The data in such systems shows that:

  • Most families participate, particularly when students transition to kindergarten, 6th grade, and 9th grade – when students are more likely to be changing schools. For those grades, applications  get submitted for roughly 70 percent of students and families that submit applications are highly likely to get one of the schools they choose.
  • About three-quarters of students will get assigned to their first choice school, and more than 90 percent get assigned to one of the five schools their parents list. 

    L BROWN

​However, important gaps remain in the systems following similar procedures.

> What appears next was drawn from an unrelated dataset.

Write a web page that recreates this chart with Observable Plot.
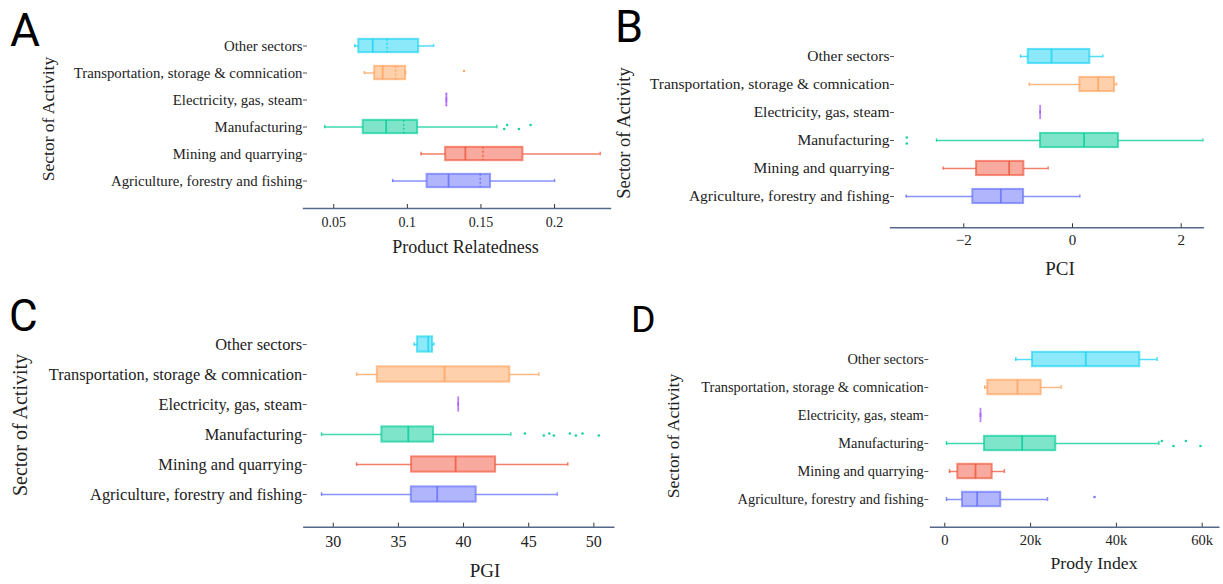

  • School choices are more likely to be submitted by white and more affluent families than by Hispanic, black, and less affluent families. 
  • Participation in the system is also higher for parents of children currently enrolled in schools with average levels of performance, compared to parents of children in the lowest-performing schools.

So what guides parents’ choices? Parents choose public schools because:

  • They look for academic quality. As the average school-wide test scores rise, parents are more likely to place them on their list of choices.
  • School performance tends to be very important to non-white families, and especially Hispanic families.
  • White families appear more sensitive to racial composition than Hispanic or African- American families.
  • As the proportion of Hispanic or Black students in schools  increase, white families are less likely to list these schools on their applications. The same is not true for black or Hispanic families.

In most American cities, racial and ethnic groups live in different areas, and high-performing schools tend to be in more affluent white areas. Because black, hispanic and low-income families tend not to live near high-performing schools, these families face real trade-offs in choosing local or high-scoring schools.

What can we conclude about the preferences of parents? To the extent that high-scoring schools are available in a school system, parents will try to steer their children toward them. But simply allowing parents to choose does not correct for the reality that many families do not live near good schools and cannot easily send their children far away. Even efficient and transparent choice programs cannot eliminate inequities, unless we find additional ways to improve schools everywhere.

The root of equity in public education and choice: improve schools to each meet the quality standards of resources and staff as the highest-performing school in any one district. Therefore, we level the playing field in school choice. Learning styles and specialty curriculum preference[ in addition to a required core curriculum] become the ultimate component of choice. Every Student has an equal opportunity to succeed no matter where they attend school, and all schools are well, not minimally, resourced-THAT’S EQUITY!